И вот, наконец, перед его взором предстал Калхат. Стражник у въезных ворот, поинтересовавшись, кто он и зачем пожаловал, заявил, что Ибн Баттуте надлежит проследовать вместе с ним к губернатору города, дабы лично поведать ему о том, что привело его в Калхат, и куда он держат путь. Человеком, сообщает Ибн Баттута, губернатор оказался обходительным и любознательным. Заинтересовавшись беседой с ним, пригласил к себе в гости. И никак не хотел отпускать. Ибн Баттута прожил в его доме шесть дней. Жара в Калхате стояла невыносимая; и он, по его выражению, изрядно подустал, и едва держался на ногах.
Познакомившись с городом, Ибн Баттута, судя по всему, был сильно впечатлен всем тем, что увидел там. Особенно той мечетью, о которой так много слышал, мечетью с гробницей легендарной Биби Марйам, дочери правителя Ормуза Бахи ад-Дина Айаза. Возведенная на возвышенности и смотрящая изящным фасадом на море и гавань, она притягивала к себе взоры всех, без исключения, прибывавших в город мореходов, торговцев и путешественников. Стены ее, покрытые красивыми изразцами с изображениями животных и растений, изящный михраб, указывающий направление на Мекку, резные входные двери и потолок, действительно, делали мечеть эту одним из красивейших творений человека, говорит путешественник.
Находясь в Калхате, повествует Ибн Баттута, он ел там такую вкусную рыбу, какой прежде ему вкушать не доводилась, ни в одной другой стране мира. Подавали ее к столу с рисом. Завозили его из Индии. Оттуда же поступали и многие другие продукты. Ели оманцы исключительно руками, и торговцы, и шейхи, и простой люд.
Население Калхата, отмечает Ибн Баттута, составляли в основном торговцы. Язык жителей города, хотя и являлись они арабами, назвать чистым арабским можно было едва ли. Чувствовалось влияние персов. Каждое предложение, что интересно, рассказывает он, калхатцы «превращали в вопрос», добавляя в конце слово «ля» («нет»). Говорили, к примеру: «Вы ели сегодня, нет?»; «Вы ходили на рынок, нет?»; «Вы делали то-то и то-то, нет?». Большинство горожан и жителей сел в окрестностях Калхата, делает интересное замечание путешественник, являлись хариджитами (самая ранняя в исламе религиозно-политическая группировка, образовавшаяся в ходе борьбы за власть в Халифате между ‘Али и Му’авиййей). Однако открыто следовать их догмату не могли, поскольку находились под властью короля Ормуза, Султана Кутб ад-Дина, суннита.

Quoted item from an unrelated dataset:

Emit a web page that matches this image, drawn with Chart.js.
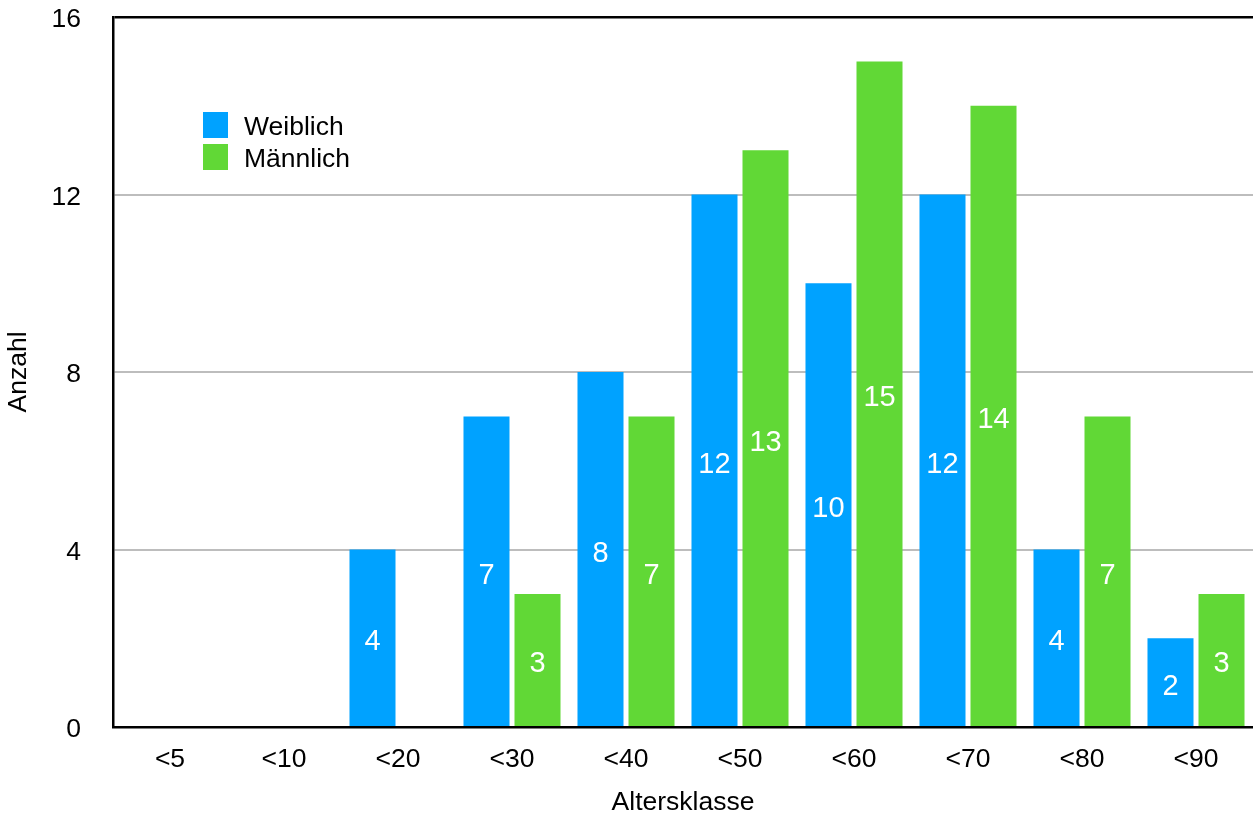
<!DOCTYPE html>
<html>
<head>
<meta charset="utf-8">
<script src="https://cdn.jsdelivr.net/npm/chart.js@4/dist/chart.umd.min.js"></script>
<style>
  html, body { margin: 0; padding: 0; background: #fff; }
  canvas { display: block; }
</style>
</head>
<body>
<canvas id="c" width="1253" height="816"></canvas>
<script>
// Altersklassen und Anzahl je Geschlecht
const categories = ['<5', '<10', '<20', '<30', '<40', '<50', '<60', '<70', '<80', '<90'];
const weiblich   = [0, 0, 4, 7, 8, 12, 10, 12, 4, 2];
const maennlich  = [0, 0, 0, 3, 7, 13, 15, 14, 7, 3];
const yTicks     = [0, 4, 8, 12, 16];

const FONT = '"Liberation Sans", Arial, Helvetica, sans-serif';
Chart.defaults.font.family = FONT;
Chart.defaults.font.size = 26.5;
Chart.defaults.color = '#000';

// White value labels centred inside each bar
const valueLabels = {
  id: 'valueLabels',
  afterDatasetsDraw(chart) {
    const ctx = chart.ctx;
    const yScale = chart.scales.y;
    ctx.save();
    ctx.fillStyle = '#fff';
    ctx.font = '29px ' + FONT;
    ctx.textAlign = 'center';
    ctx.textBaseline = 'middle';
    chart.data.datasets.forEach((ds, i) => {
      chart.getDatasetMeta(i).data.forEach((bar, j) => {
        const v = ds.data[j];
        if (!v) return;
        ctx.fillText(String(v), bar.x, yScale.getPixelForValue(v / 2) + 4);
      });
    });
    ctx.restore();
  }
};

// Legend drawn inside the plot area, upper left
const insideLegend = {
  id: 'insideLegend',
  afterDraw(chart) {
    const { ctx, chartArea } = chart;
    const x0 = chartArea.left + 90;
    const y0 = chartArea.top + 95;
    ctx.save();
    chart.data.datasets.forEach((ds, i) => {
      const y = y0 + i * 32;
      ctx.fillStyle = ds.backgroundColor;
      ctx.fillRect(x0, y, 25, 26);
      ctx.fillStyle = '#000';
      ctx.font = '26.5px ' + FONT;
      ctx.textAlign = 'left';
      ctx.textBaseline = 'middle';
      ctx.fillText(ds.label, x0 + 41, y + 16);
    });
    ctx.restore();
  }
};

new Chart(document.getElementById('c'), {
  type: 'bar',
  data: {
    labels: categories,
    datasets: [
      { label: 'Weiblich', data: weiblich, backgroundColor: '#00A2FF',
        categoryPercentage: 0.895, barPercentage: 0.902 },
      { label: 'Männlich', data: maennlich, backgroundColor: '#61D836',
        categoryPercentage: 0.895, barPercentage: 0.902 }
    ]
  },
  options: {
    responsive: false,
    animation: false,
    layout: { padding: { top: 17, right: 0, bottom: 0, left: 0 } },
    plugins: {
      legend: { display: false },
      tooltip: { enabled: false }
    },
    scales: {
      x: {
        grid: { display: false, drawTicks: false },
        border: { color: '#000', width: 2.5 },
        ticks: { padding: 17, maxRotation: 0 },
        title: { display: true, text: 'Altersklasse', font: { lineHeight: 1.0 },
                 padding: { top: 0, bottom: 0 } },
        afterFit(scale) { scale.height = 89; }
      },
      y: {
        min: 0,
        max: 16,
        afterBuildTicks(scale) { scale.ticks = yTicks.map(v => ({ value: v })); },
        grid: {
          drawTicks: false,
          lineWidth: ctx => (ctx.tick && ctx.tick.value === 16) ? 2.5 : 2,
          color: ctx => (ctx.tick && ctx.tick.value === 16) ? '#000' : '#bdbdbd'
        },
        border: { color: '#000', width: 2.5 },
        ticks: { padding: 32, labelOffset: 3 },
        title: { display: true, text: 'Anzahl', padding: { top: 3, bottom: 0 } },
        afterFit(scale) {
          scale.width = 113;
          scale.paddingTop = 12;
          scale.paddingBottom = 12;
        }
      }
    }
  },
  plugins: [valueLabels, insideLegend]
});
</script>
</body>
</html>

Упомянул Ибн Баттута и о располагавшейся в окрестностях Калхата живописной деревушке Тайба, «с журчащими ручьми и цветущими садами». Оттуда, сообщает он, в Калхат поставляли фрукты, а на Ормуз – плоды «растения эль-муррувари». Смысл этого, укрепившегося за ними персидского названия, – «драгоценные», что говорит о том, настолько нравились они персам.
После Калхата, как следует из заметок Ибн Баттуты, он в течение семи дней добирался до Низвы, города, что во Внутреннем Омане, лежащего у подножья гор и окруженного фруктовыми садами и рощами финиковых пальм. В Низве, пишет он, которую арабы Омана именуют порой Назвой, – богатые рынки и красивые мечети, величественные и тщательно прибранные. Люди, проживающие там, – отважные и смелые; племена – воинственные, и потому, то и дело, схлестываются друг с другом. Арабы тамошние принадлежат к секте ибадитов. Когда имам их произносит в мечети хутбу (проповедь), то молится в ней только за «праведных» халифов Абу Бакра и ‘Умара, и ни словом не упоминает двух других – ‘Усмана и ‘Али (в пятницу, к сведению читателя, хутба предшествует молитве, а в другие дни – следует за ней). Если же в проповеди и ссылается на те или иные поступки или слова халифа ‘Али, то имени его не произносит, а называет Человеком. Говорит, к примеру: «Человек сказал то-то и то-то».
Женщины-оманки, жены и наложницы в гаремах, рассказывает Ибн Баттута, – «большие интриганки». Мужчины к проявлению женщинами ревности по отношению к ним абсолютно безразличны, и к интригам, что они плетут в гаремах, относятся спокойно.